WHAT THE TASK REQUIRES:
Skip all pictures, then copy the lines from the start of the data through the line with "649202, 781206, 807806];", keeping both ends.

DATA SHOWN:
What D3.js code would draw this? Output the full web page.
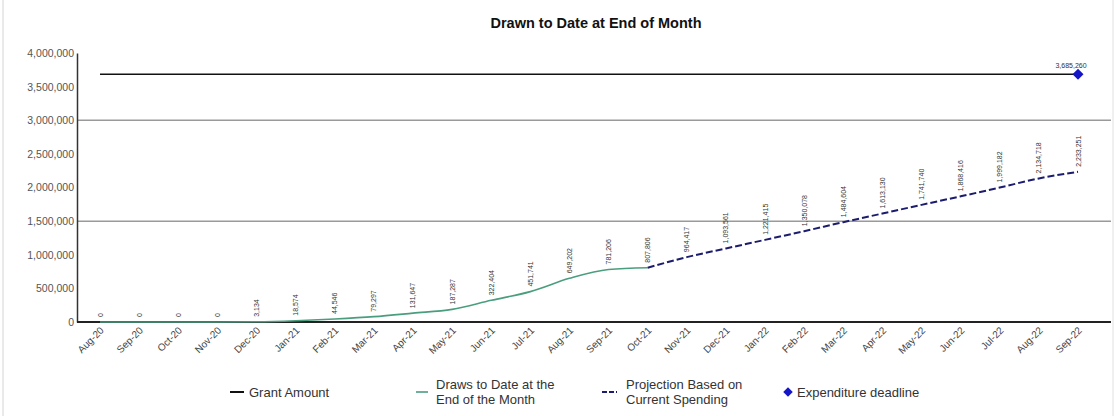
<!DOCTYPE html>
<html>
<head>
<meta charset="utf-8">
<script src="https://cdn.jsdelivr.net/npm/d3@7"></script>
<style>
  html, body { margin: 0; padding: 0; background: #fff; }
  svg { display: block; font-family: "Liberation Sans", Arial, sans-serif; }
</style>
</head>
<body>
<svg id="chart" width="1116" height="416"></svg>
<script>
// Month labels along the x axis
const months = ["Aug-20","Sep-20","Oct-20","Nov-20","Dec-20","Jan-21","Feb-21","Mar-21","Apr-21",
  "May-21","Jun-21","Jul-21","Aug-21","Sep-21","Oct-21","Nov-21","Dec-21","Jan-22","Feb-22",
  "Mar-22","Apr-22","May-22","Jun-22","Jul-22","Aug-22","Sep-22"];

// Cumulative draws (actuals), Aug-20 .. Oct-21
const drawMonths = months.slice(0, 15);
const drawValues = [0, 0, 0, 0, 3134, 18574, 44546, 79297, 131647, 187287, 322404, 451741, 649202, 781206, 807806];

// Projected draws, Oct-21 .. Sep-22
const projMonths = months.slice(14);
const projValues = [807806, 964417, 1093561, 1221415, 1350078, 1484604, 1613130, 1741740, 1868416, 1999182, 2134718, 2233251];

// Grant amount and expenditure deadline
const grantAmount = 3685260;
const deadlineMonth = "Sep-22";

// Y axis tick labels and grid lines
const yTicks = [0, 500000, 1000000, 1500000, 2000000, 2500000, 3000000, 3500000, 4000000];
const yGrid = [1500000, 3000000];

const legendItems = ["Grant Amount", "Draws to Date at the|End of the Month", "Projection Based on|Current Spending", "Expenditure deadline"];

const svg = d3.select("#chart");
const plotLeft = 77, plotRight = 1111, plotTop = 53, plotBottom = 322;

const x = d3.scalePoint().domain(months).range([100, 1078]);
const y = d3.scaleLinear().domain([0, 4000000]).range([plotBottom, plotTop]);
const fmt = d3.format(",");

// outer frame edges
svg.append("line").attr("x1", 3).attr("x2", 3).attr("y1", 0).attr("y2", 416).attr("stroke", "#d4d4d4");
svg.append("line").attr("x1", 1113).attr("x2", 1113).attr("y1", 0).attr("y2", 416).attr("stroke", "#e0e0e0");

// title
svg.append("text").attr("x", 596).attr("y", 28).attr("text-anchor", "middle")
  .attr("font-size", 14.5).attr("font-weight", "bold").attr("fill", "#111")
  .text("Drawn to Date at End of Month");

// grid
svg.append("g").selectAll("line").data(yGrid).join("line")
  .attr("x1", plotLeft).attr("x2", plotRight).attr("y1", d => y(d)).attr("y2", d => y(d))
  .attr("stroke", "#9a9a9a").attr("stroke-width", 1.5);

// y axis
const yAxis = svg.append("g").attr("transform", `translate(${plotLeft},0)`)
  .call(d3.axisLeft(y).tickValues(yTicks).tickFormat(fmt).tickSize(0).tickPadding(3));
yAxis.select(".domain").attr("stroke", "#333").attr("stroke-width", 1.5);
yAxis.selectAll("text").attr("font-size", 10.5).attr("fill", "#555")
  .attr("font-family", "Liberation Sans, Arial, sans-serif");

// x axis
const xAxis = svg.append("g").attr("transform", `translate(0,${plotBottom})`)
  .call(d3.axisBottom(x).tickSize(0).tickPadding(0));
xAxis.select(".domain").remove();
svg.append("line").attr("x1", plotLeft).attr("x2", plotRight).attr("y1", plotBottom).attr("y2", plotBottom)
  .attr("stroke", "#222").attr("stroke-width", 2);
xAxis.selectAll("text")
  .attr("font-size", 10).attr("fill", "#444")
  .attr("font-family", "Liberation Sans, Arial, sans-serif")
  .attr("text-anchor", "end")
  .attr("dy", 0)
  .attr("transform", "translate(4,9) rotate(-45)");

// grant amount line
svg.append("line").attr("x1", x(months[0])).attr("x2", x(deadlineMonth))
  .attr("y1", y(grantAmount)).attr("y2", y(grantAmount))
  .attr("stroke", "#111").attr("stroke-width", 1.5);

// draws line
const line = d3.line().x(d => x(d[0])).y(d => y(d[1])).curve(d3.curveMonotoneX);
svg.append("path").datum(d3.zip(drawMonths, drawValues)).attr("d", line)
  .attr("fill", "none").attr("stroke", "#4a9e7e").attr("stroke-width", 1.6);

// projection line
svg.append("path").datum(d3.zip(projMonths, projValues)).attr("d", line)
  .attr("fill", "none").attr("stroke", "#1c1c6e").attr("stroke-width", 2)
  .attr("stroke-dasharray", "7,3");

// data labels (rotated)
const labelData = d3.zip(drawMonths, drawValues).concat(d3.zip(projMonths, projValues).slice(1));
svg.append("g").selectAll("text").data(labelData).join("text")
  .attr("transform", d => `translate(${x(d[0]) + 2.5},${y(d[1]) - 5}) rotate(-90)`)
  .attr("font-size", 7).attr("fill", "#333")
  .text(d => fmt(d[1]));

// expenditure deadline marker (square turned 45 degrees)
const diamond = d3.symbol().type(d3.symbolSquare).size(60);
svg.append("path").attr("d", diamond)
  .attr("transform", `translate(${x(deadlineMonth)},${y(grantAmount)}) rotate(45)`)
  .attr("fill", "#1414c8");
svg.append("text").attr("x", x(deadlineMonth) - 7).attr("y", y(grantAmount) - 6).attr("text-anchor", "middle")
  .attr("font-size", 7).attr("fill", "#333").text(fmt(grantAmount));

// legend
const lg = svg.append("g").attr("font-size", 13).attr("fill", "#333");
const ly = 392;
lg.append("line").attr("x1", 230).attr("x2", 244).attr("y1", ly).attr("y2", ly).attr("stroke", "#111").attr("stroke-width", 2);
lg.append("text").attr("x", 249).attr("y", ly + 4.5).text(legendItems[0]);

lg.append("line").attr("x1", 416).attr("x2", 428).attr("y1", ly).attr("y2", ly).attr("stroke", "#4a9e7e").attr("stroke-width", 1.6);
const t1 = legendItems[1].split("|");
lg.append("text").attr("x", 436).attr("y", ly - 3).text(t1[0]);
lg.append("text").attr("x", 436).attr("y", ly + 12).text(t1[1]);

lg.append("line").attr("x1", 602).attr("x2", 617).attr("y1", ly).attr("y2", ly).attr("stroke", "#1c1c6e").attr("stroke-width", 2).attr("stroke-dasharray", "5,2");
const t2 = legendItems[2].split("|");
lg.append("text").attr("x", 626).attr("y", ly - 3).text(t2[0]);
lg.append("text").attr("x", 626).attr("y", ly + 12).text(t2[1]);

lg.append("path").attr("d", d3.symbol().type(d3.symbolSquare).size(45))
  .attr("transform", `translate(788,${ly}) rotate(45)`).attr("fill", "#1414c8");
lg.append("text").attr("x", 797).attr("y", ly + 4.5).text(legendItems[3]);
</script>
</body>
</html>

RESPONSE BELOW:
What D3.js code would draw this? Output the full web page.
<!DOCTYPE html>
<html>
<head>
<meta charset="utf-8">
<script src="https://cdn.jsdelivr.net/npm/d3@7"></script>
<style>
  html, body { margin: 0; padding: 0; background: #fff; }
  svg { display: block; font-family: "Liberation Sans", Arial, sans-serif; }
</style>
</head>
<body>
<svg id="chart" width="1116" height="416"></svg>
<script>
// Month labels along the x axis
const months = ["Aug-20","Sep-20","Oct-20","Nov-20","Dec-20","Jan-21","Feb-21","Mar-21","Apr-21",
  "May-21","Jun-21","Jul-21","Aug-21","Sep-21","Oct-21","Nov-21","Dec-21","Jan-22","Feb-22",
  "Mar-22","Apr-22","May-22","Jun-22","Jul-22","Aug-22","Sep-22"];

// Cumulative draws (actuals), Aug-20 .. Oct-21
const drawMonths = months.slice(0, 15);
const drawValues = [0, 0, 0, 0, 3134, 18574, 44546, 79297, 131647, 187287, 322404, 451741, 649202, 781206, 807806];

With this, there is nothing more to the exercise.